Beyond the Other, the Body

Dossia Avdelidi

Once the subject has finished with the Other, he finds himself with what Freud called symptomatic remainders. But Jacques-Alain Miller explains to us that these "remainders" are only the One of jouissance. It is about jouissance as a body event, and which constitutes the true cause of psychic reality. It is this causality linked to the percussion of the body by the signifier and to what he calls the initial shock. It is about the contingent encounter with jouissance, an encounter which is always traumatic, and which implicates the body.

The symptom of the parlêtre then, is an event of the body, an emergence of jouissance. This jouissance is maintained beyond the resolution of desire. It is a remainder that the subject accommodates.

As early as 1967, Lacan affirmed that the Other is the body. He says in The Logic of Fantasy that "the body is made to inscribe something called a mark. The body is made to be marked.” And a little further on he adds: "When this One (1) irrupts into the field of the Other, that is to say at the level of the body, the body falls to pieces, the body is fragmented. This is what our experience shows us to exist at subjective origins." (2)

It was necessary to get out of the meanderings of desire of the Other before I could glimpse this dimension of the body. Yet, during the first few years of my analysis, I spoke continuously of the ideal body that I did not have, of the ideal woman that I was not, of the jealousy that I felt towards thin women who possessed something that I did not have.  All of this was undoubtedly linked to the gaze that the Other (and especially the maternal Other) carried on my body. With my body I provoked the gaze of the Other but I also escaped it. But, it was only an imaginary approach. So at the start of the analysis that would lead me to the end, I said to the analyst, "I'm not going to travel 3,000 kilometres to speak to you about my weight." As a result, I had ignored a dream whereby the analyst who had transformed into a woman, was feeding me.

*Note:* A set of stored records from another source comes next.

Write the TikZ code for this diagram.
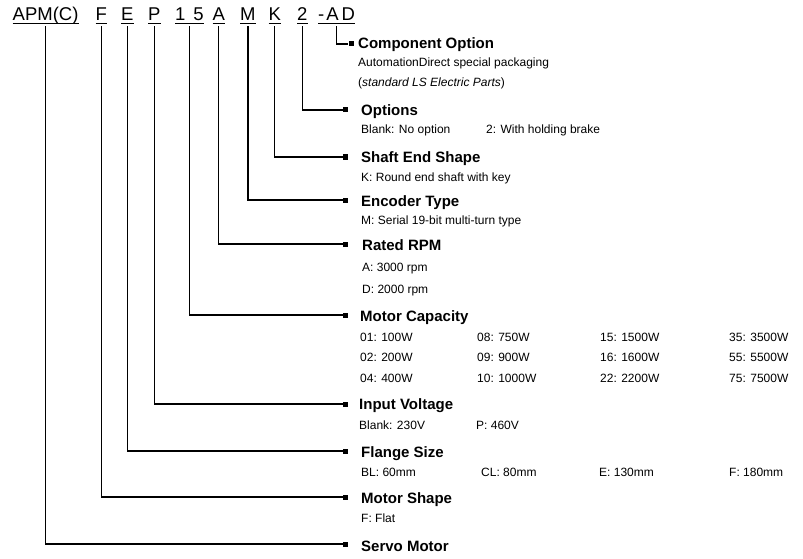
\documentclass[tikz,border=0pt]{standalone}
\usepackage{fontspec}
\setmainfont{Liberation Sans}
\begin{document}
\begin{tikzpicture}[x=1pt,y=-1pt,
  code/.style={anchor=base west,inner sep=0pt,font=\fontsize{18.5}{20}\selectfont},
  head/.style={anchor=base west,inner sep=0pt,font=\fontsize{15}{17}\selectfont\bfseries},
  sub/.style={anchor=base west,inner sep=0pt,font=\fontsize{12}{14}\selectfont},
  sq/.style={fill=black,inner sep=0pt,minimum size=5pt},
  conn/.style={line width=1.2pt},
  uline/.style={line width=1pt}]
\useasboundingbox (0,0) rectangle (803,559);
% code letters
\node[code] (c1) at (12.5,20.7) {APM(C)};
\node[code] (c2) at (95.5,20.7) {F};
\node[code] (c3) at (121,20.7) {E};
\node[code] (c4) at (148,20.7) {P};
\node[code] (c5) at (175,20.7) {1\kern8pt 5};
\node[code] (c6) at (212.5,20.7) {A};
\node[code] (c7) at (240,20.7) {M};
\node[code] (c8) at (268.5,20.7) {K};
\node[code] (c9) at (297,20.7) {2};
\node[code] (c10) at (318,20.7) {-\kern2pt A\kern3pt D};
\foreach \n in {c1,c2,c3,c4,c5,c6,c7,c8,c9,c10}
  \draw[uline] ([yshift=-2.8pt]\n.base west) -- ([yshift=-2.8pt]\n.base east);
% squares
\node[sq] (s10) at (351,44) {};
\node[sq] (s9) at (345.5,110) {};
\node[sq] (s8) at (345.5,157) {};
\node[sq] (s7) at (345.5,200) {};
\node[sq] (s6) at (345.5,244) {};
\node[sq] (s5) at (345.5,315) {};
\node[sq] (s4) at (345.5,404) {};
\node[sq] (s3) at (345.5,451) {};
\node[sq] (s2) at (345.5,497) {};
\node[sq] (s1) at (345.5,544) {};
% connectors
\foreach \i in {1,...,10}
  \draw[conn] ([yshift=-5.5pt]c\i.base) |- (s\i.west);
% headings
\node[head] (h10) at (358,49) {Component Option};
\node[head] (h9) at (361,116) {Options};
\node[head] (h8) at (361,162) {Shaft End Shape};
\node[head] (h7) at (361,206) {Encoder Type};
\node[head] (h6) at (362,250) {Rated RPM};
\node[head] (h5) at (360,321) {Motor Capacity};
\node[head] (h4) at (359,409) {Input Voltage};
\node[head] (h3) at (361,457) {Flange Size};
\node[head] (h2) at (361,503) {Motor Shape};
\node[head] (h1) at (361,551) {Servo Motor};
% sub texts
\node[sub] (t10a) at (358,67) {AutomationDirect special packaging};
\node[sub] (t10b) at (358,87) {(\textit{standard LS Electric Parts})};
\node[sub] (t9a) at (361,134) {Blank: No option};
\node[sub] (t9b) at (486,134) {2: With holding brake};
\node[sub] (t8a) at (361,181) {K: Round end shaft with key};
\node[sub] (t7a) at (361,224) {M: Serial 19-bit multi-turn type};
\node[sub] (t6a) at (362,271) {A: 3000 rpm};
\node[sub] (t6b) at (362,293) {D: 2000 rpm};
\node[sub] (m11) at (360,341) {01: 100W};
\node[sub] (m12) at (477,341) {08: 750W};
\node[sub] (m13) at (600,341) {15: 1500W};
\node[sub] (m14) at (729,341) {35: 3500W};
\node[sub] (m21) at (360,361) {02: 200W};
\node[sub] (m22) at (477,361) {09: 900W};
\node[sub] (m23) at (600,361) {16: 1600W};
\node[sub] (m24) at (729,361) {55: 5500W};
\node[sub] (m31) at (360,382) {04: 400W};
\node[sub] (m32) at (477,382) {10: 1000W};
\node[sub] (m33) at (600,382) {22: 2200W};
\node[sub] (m34) at (729,382) {75: 7500W};
\node[sub] (t4a) at (359,429) {Blank: 230V};
\node[sub] (t4b) at (476,429) {P: 460V};
\node[sub] (t3a) at (361,476) {BL: 60mm};
\node[sub] (t3b) at (481,476) {CL: 80mm};
\node[sub] (t3c) at (599,476) {E: 130mm};
\node[sub] (t3d) at (729,476) {F: 180mm};
\node[sub] (t2a) at (361,522) {F: Flat};
\end{tikzpicture}
\end{document}
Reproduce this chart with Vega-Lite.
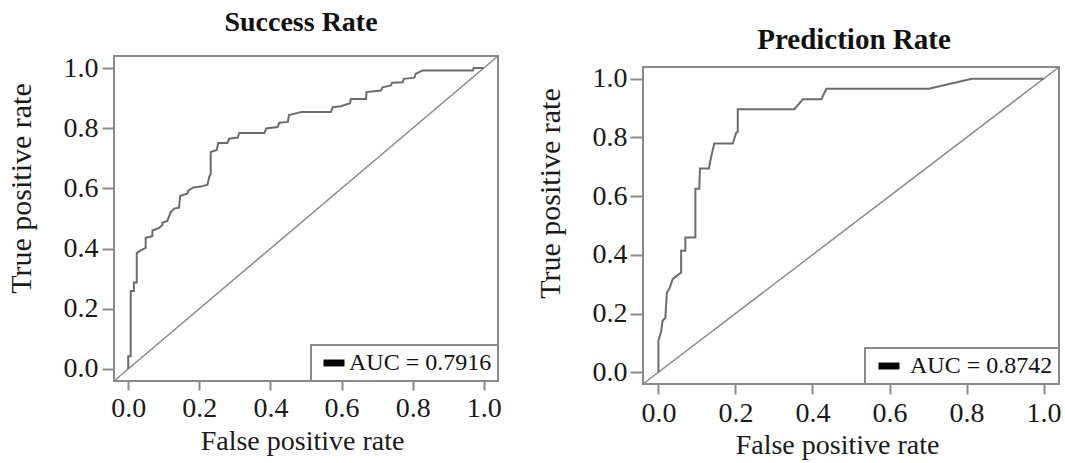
{
  "$schema": "https://vega.github.io/schema/vega-lite/v6.json",
  "background": "white",
  "padding": {"left": 4, "top": 7, "right": 0, "bottom": 0},
  "spacing": 30,
  "config": {
    "view": {"stroke": "#8a8a8a", "strokeWidth": 2},
    "font": "Liberation Serif",
    "axis": {
      "domain": false,
      "grid": false,
      "tickColor": "#8a8a8a",
      "tickWidth": 2,
      "labelFont": "Liberation Serif",
      "labelFontSize": 28,
      "labelColor": "#1a1a1a",
      "labelFlush": false,
      "labelOverlap": false,
      "titleFont": "Liberation Serif",
      "titleFontSize": 28,
      "titleFontWeight": "normal",
      "titleColor": "#1a1a1a"
    }
  },
  "datasets": {
    "success": [
      {"fpr": 0, "tpr": 0}, {"fpr": 0, "tpr": 0.042}, {"fpr": 0.007, "tpr": 0.042}, {"fpr": 0.007, "tpr": 0.259},
      {"fpr": 0.016, "tpr": 0.259}, {"fpr": 0.016, "tpr": 0.287}, {"fpr": 0.024, "tpr": 0.287}, {"fpr": 0.024, "tpr": 0.385},
      {"fpr": 0.035, "tpr": 0.394}, {"fpr": 0.049, "tpr": 0.402}, {"fpr": 0.049, "tpr": 0.436}, {"fpr": 0.068, "tpr": 0.441},
      {"fpr": 0.068, "tpr": 0.46}, {"fpr": 0.087, "tpr": 0.469}, {"fpr": 0.096, "tpr": 0.478}, {"fpr": 0.096, "tpr": 0.486},
      {"fpr": 0.11, "tpr": 0.492}, {"fpr": 0.119, "tpr": 0.52}, {"fpr": 0.129, "tpr": 0.533}, {"fpr": 0.143, "tpr": 0.536},
      {"fpr": 0.146, "tpr": 0.575}, {"fpr": 0.167, "tpr": 0.583}, {"fpr": 0.168, "tpr": 0.592}, {"fpr": 0.183, "tpr": 0.603},
      {"fpr": 0.204, "tpr": 0.606}, {"fpr": 0.223, "tpr": 0.612}, {"fpr": 0.228, "tpr": 0.639}, {"fpr": 0.232, "tpr": 0.648},
      {"fpr": 0.232, "tpr": 0.721}, {"fpr": 0.249, "tpr": 0.728}, {"fpr": 0.253, "tpr": 0.751}, {"fpr": 0.279, "tpr": 0.751},
      {"fpr": 0.284, "tpr": 0.765}, {"fpr": 0.308, "tpr": 0.769}, {"fpr": 0.312, "tpr": 0.784}, {"fpr": 0.383, "tpr": 0.784},
      {"fpr": 0.388, "tpr": 0.799}, {"fpr": 0.42, "tpr": 0.804}, {"fpr": 0.425, "tpr": 0.818}, {"fpr": 0.449, "tpr": 0.821},
      {"fpr": 0.452, "tpr": 0.844}, {"fpr": 0.477, "tpr": 0.851}, {"fpr": 0.486, "tpr": 0.854}, {"fpr": 0.57, "tpr": 0.854},
      {"fpr": 0.575, "tpr": 0.87}, {"fpr": 0.598, "tpr": 0.873}, {"fpr": 0.624, "tpr": 0.883}, {"fpr": 0.626, "tpr": 0.897},
      {"fpr": 0.669, "tpr": 0.897}, {"fpr": 0.67, "tpr": 0.92}, {"fpr": 0.711, "tpr": 0.925}, {"fpr": 0.715, "tpr": 0.936},
      {"fpr": 0.739, "tpr": 0.942}, {"fpr": 0.742, "tpr": 0.951}, {"fpr": 0.772, "tpr": 0.953}, {"fpr": 0.775, "tpr": 0.964},
      {"fpr": 0.805, "tpr": 0.968}, {"fpr": 0.809, "tpr": 0.981}, {"fpr": 0.828, "tpr": 0.992}, {"fpr": 0.969, "tpr": 0.992},
      {"fpr": 0.972, "tpr": 1.0}, {"fpr": 1.0, "tpr": 1.0}
    ],
    "prediction": [
      {"fpr": 0, "tpr": 0}, {"fpr": 0, "tpr": 0.107}, {"fpr": 0.007, "tpr": 0.139}, {"fpr": 0.011, "tpr": 0.176},
      {"fpr": 0.018, "tpr": 0.185}, {"fpr": 0.022, "tpr": 0.271}, {"fpr": 0.029, "tpr": 0.286}, {"fpr": 0.037, "tpr": 0.317},
      {"fpr": 0.055, "tpr": 0.336}, {"fpr": 0.059, "tpr": 0.339}, {"fpr": 0.059, "tpr": 0.414}, {"fpr": 0.07, "tpr": 0.414},
      {"fpr": 0.07, "tpr": 0.459}, {"fpr": 0.096, "tpr": 0.459}, {"fpr": 0.096, "tpr": 0.625}, {"fpr": 0.106, "tpr": 0.625},
      {"fpr": 0.108, "tpr": 0.694}, {"fpr": 0.131, "tpr": 0.694}, {"fpr": 0.137, "tpr": 0.734}, {"fpr": 0.145, "tpr": 0.779},
      {"fpr": 0.193, "tpr": 0.779}, {"fpr": 0.202, "tpr": 0.816}, {"fpr": 0.206, "tpr": 0.819}, {"fpr": 0.206, "tpr": 0.896},
      {"fpr": 0.353, "tpr": 0.896}, {"fpr": 0.375, "tpr": 0.93}, {"fpr": 0.423, "tpr": 0.93}, {"fpr": 0.436, "tpr": 0.966},
      {"fpr": 0.702, "tpr": 0.966}, {"fpr": 0.814, "tpr": 1.0}, {"fpr": 1.0, "tpr": 1.0}
    ],
    "diag": [
      {"fpr": -0.04, "tpr": -0.04}, {"fpr": 1.04, "tpr": 1.04}
    ],
    "none": []
  },
  "hconcat": [
    {
      "spacing": 0,
      "resolve": {"scale": {"color": "independent"}, "legend": {"color": "independent"}},
      "vconcat": [
        {
          "width": 10,
          "height": 1,
          "view": {"stroke": null},
          "data": {"name": "none"},
          "mark": "point"
        },
        {
          "width": 384,
          "height": 325,
          "title": {"text": "Success Rate", "font": "Liberation Serif", "fontSize": 28, "fontWeight": "bold", "color": "#111111", "offset": 16, "dx": -5},
          "layer": [
            {
              "data": {"name": "diag"},
              "mark": {"type": "line", "color": "#8a8a8a", "strokeWidth": 1.5},
              "encoding": {
                "x": {"field": "fpr", "type": "quantitative", "scale": {"domain": [-0.04, 1.04], "nice": false, "zero": false}},
                "y": {"field": "tpr", "type": "quantitative", "scale": {"domain": [-0.04, 1.04], "nice": false, "zero": false}},
                "order": {"value": null}
              }
            },
            {
              "data": {"name": "success"},
              "mark": {"type": "line", "strokeWidth": 2},
              "encoding": {
                "x": {"field": "fpr", "type": "quantitative",
                  "axis": {"values": [0, 0.2, 0.4, 0.6, 0.8, 1.0], "format": ".1f", "tickSize": 9, "labelBaseline": "alphabetic", "labelPadding": 26,
                    "title": "False positive rate", "titleX": 188, "titleY": 68, "titleBaseline": "alphabetic", "titleAlign": "center"}},
                "y": {"field": "tpr", "type": "quantitative",
                  "axis": {"values": [0, 0.2, 0.4, 0.6, 0.8, 1.0], "format": ".1f", "tickSize": 12, "labelPadding": 4,
                    "title": "True positive rate", "titleFontSize": 30, "titleX": -84, "titleY": 132, "titleBaseline": "alphabetic", "titleAlign": "center", "titleAngle": -90}},
                "color": {"datum": "AUC = 0.7916", "type": "nominal", "scale": {"range": ["#6c6c6c"]},
                  "legend": {"orient": "bottom-right", "offset": 0, "title": null, "labelFont": "Liberation Serif", "labelFontSize": 24, "labelColor": "#111111",
                    "padding": 6, "symbolType": "M-1,-0.33H1V0.33H-1Z", "symbolSize": 441, "symbolOffset": 5, "labelOffset": 3,
                    "strokeColor": "#8a8a8a", "fillColor": "white",
                    "encode": {
                      "symbols": {"update": {"fill": {"value": "black"}, "stroke": {"value": "black"}, "strokeWidth": {"value": 0}, "opacity": {"value": 1}}},
                      "legend": {"update": {"strokeWidth": {"value": 2}}}
                    }}},
                "order": {"value": null}
              }
            }
          ]
        }
      ]
    },
    {
      "spacing": 0,
      "resolve": {"scale": {"color": "independent"}, "legend": {"color": "independent"}},
      "vconcat": [
        {
          "width": 10,
          "height": 18,
          "view": {"stroke": null},
          "data": {"name": "none"},
          "mark": "point"
        },
        {
          "width": 416,
          "height": 317,
          "title": {"text": "Prediction Rate", "font": "Liberation Serif", "fontSize": 29, "fontWeight": "bold", "color": "#111111", "offset": 9, "dx": 3},
          "layer": [
            {
              "data": {"name": "diag"},
              "mark": {"type": "line", "color": "#8a8a8a", "strokeWidth": 1.5},
              "encoding": {
                "x": {"field": "fpr", "type": "quantitative", "scale": {"domain": [-0.04, 1.04], "nice": false, "zero": false}},
                "y": {"field": "tpr", "type": "quantitative", "scale": {"domain": [-0.04, 1.04], "nice": false, "zero": false}},
                "order": {"value": null}
              }
            },
            {
              "data": {"name": "prediction"},
              "mark": {"type": "line", "strokeWidth": 2},
              "encoding": {
                "x": {"field": "fpr", "type": "quantitative",
                  "axis": {"values": [0, 0.2, 0.4, 0.6, 0.8, 1.0], "format": ".1f", "tickSize": 10, "labelBaseline": "alphabetic", "labelPadding": 27,
                    "title": "False positive rate", "titleX": 194, "titleY": 69, "titleBaseline": "alphabetic", "titleAlign": "center"}},
                "y": {"field": "tpr", "type": "quantitative",
                  "axis": {"values": [0, 0.2, 0.4, 0.6, 0.8, 1.0], "format": ".1f", "tickSize": 13, "labelPadding": 3,
                    "title": "True positive rate", "titleFontSize": 30, "titleX": -84, "titleY": 126, "titleBaseline": "alphabetic", "titleAlign": "center", "titleAngle": -90}},
                "color": {"datum": "AUC = 0.8742", "type": "nominal", "scale": {"range": ["#6c6c6c"]},
                  "legend": {"orient": "bottom-right", "offset": 0, "title": null, "labelFont": "Liberation Serif", "labelFontSize": 24, "labelColor": "#111111",
                    "padding": 6, "symbolType": "M-1,-0.33H1V0.33H-1Z", "symbolSize": 441, "symbolOffset": 6, "labelOffset": 9,
                    "strokeColor": "#8a8a8a", "fillColor": "white",
                    "encode": {
                      "symbols": {"update": {"fill": {"value": "black"}, "stroke": {"value": "black"}, "strokeWidth": {"value": 0}, "opacity": {"value": 1}}},
                      "legend": {"update": {"strokeWidth": {"value": 2}}}
                    }}},
                "order": {"value": null}
              }
            }
          ]
        }
      ]
    }
  ],
  "resolve": {"scale": {"color": "independent"}, "legend": {"color": "independent"}}
}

It took the traversal of the fantasy to find that which constituted trauma for me, so an encounter with jouissance which was at the root of my fantasy. This initial shock had forever marked my body and my style of jouissance.

I took the other side (l’envers) of the signifier anorexic that was granted to me by the Other, by turning it into appetite and especially into an appetite for life. An appetite, for all that is on the side of life characterises me. This meeting of the signifier and the body has forever marked my jouissance, a kind of destiny, that remains even after the traversal of the fantasy. It is the remainder of jouissance with which the parlêtre is called to make do with.

 

Translation: Caroline Heanue


References

(1) In this passage, the One for Lacan “represents the sexual act at the level of the body.“

(2) Lacan. Jacques., The Seminar Book XIV, The Logic of Fantasy, lesson of 10 May 1967. Unpublished.